YOUR OBJECTIVE: Write out the data again exactly, skipping every picture.

DATA LINES:
▶
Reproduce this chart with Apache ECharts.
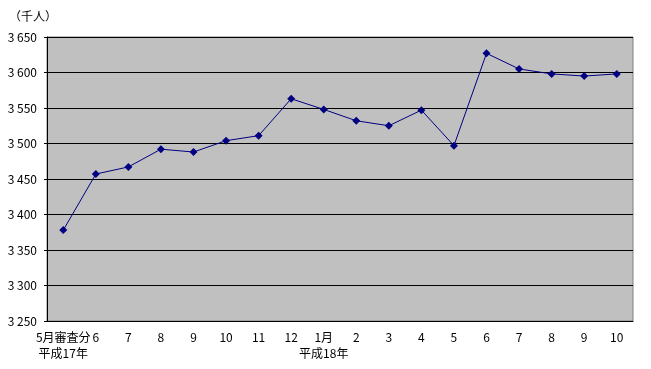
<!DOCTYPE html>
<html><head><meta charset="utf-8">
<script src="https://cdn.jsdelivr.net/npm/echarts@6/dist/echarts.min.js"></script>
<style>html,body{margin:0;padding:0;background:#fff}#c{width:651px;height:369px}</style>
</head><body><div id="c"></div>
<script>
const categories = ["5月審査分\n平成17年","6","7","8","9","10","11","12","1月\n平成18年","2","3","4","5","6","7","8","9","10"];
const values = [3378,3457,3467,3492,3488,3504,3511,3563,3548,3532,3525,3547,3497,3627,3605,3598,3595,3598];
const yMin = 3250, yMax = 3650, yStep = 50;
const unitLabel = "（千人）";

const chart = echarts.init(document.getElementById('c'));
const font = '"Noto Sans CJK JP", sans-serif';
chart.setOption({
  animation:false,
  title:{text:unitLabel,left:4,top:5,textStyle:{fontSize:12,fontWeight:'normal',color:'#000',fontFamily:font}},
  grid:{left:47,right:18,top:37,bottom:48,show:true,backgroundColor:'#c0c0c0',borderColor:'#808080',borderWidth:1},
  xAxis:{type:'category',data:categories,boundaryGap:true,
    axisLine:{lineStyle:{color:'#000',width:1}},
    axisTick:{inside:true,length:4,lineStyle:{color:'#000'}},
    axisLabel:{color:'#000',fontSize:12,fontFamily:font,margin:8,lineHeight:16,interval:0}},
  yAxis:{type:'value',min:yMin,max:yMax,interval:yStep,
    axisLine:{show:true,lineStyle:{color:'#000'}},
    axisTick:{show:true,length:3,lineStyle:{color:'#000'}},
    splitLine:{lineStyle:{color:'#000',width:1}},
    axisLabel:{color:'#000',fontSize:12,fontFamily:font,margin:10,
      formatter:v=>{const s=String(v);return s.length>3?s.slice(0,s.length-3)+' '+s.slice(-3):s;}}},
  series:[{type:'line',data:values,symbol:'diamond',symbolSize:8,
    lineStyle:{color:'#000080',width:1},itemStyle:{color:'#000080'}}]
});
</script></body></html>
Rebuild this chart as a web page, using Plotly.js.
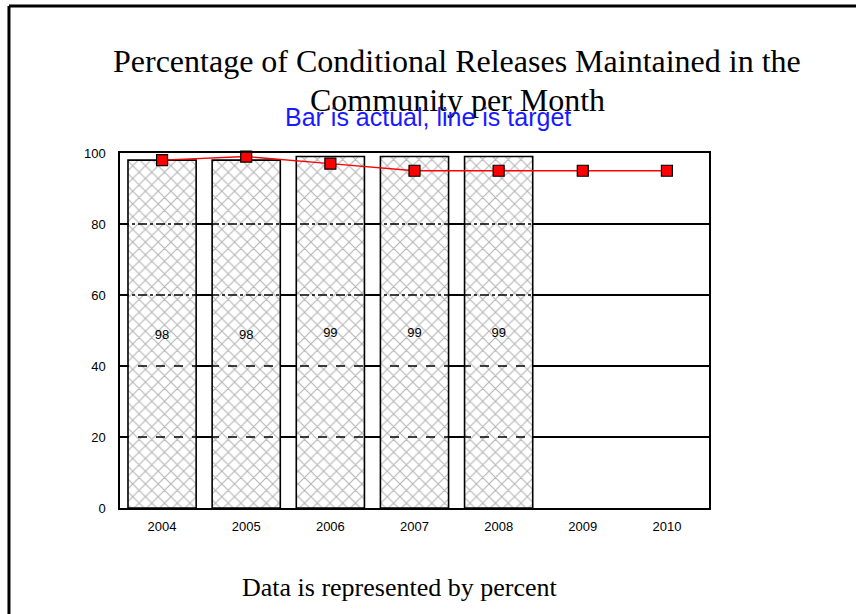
◀
WRITTEN SOLUTION:
Reproduce this chart with Apache ECharts.
<!DOCTYPE html>
<html><head><meta charset="utf-8">
<script src="https://cdn.jsdelivr.net/npm/echarts@6/dist/echarts.min.js"></script>
<style>html,body{margin:0;padding:0;background:#fff}#c{width:651px;height:369px}</style>
</head><body><div id="c"></div>
<script>
const categories = ["5月審査分\n平成17年","6","7","8","9","10","11","12","1月\n平成18年","2","3","4","5","6","7","8","9","10"];
const values = [3378,3457,3467,3492,3488,3504,3511,3563,3548,3532,3525,3547,3497,3627,3605,3598,3595,3598];
const yMin = 3250, yMax = 3650, yStep = 50;
const unitLabel = "（千人）";

const chart = echarts.init(document.getElementById('c'));
const font = '"Noto Sans CJK JP", sans-serif';
chart.setOption({
  animation:false,
  title:{text:unitLabel,left:4,top:5,textStyle:{fontSize:12,fontWeight:'normal',color:'#000',fontFamily:font}},
  grid:{left:47,right:18,top:37,bottom:48,show:true,backgroundColor:'#c0c0c0',borderColor:'#808080',borderWidth:1},
  xAxis:{type:'category',data:categories,boundaryGap:true,
    axisLine:{lineStyle:{color:'#000',width:1}},
    axisTick:{inside:true,length:4,lineStyle:{color:'#000'}},
    axisLabel:{color:'#000',fontSize:12,fontFamily:font,margin:8,lineHeight:16,interval:0}},
  yAxis:{type:'value',min:yMin,max:yMax,interval:yStep,
    axisLine:{show:true,lineStyle:{color:'#000'}},
    axisTick:{show:true,length:3,lineStyle:{color:'#000'}},
    splitLine:{lineStyle:{color:'#000',width:1}},
    axisLabel:{color:'#000',fontSize:12,fontFamily:font,margin:10,
      formatter:v=>{const s=String(v);return s.length>3?s.slice(0,s.length-3)+' '+s.slice(-3):s;}}},
  series:[{type:'line',data:values,symbol:'diamond',symbolSize:8,
    lineStyle:{color:'#000080',width:1},itemStyle:{color:'#000080'}}]
});
</script></body></html>
Rebuild this chart as a web page, using Plotly.js.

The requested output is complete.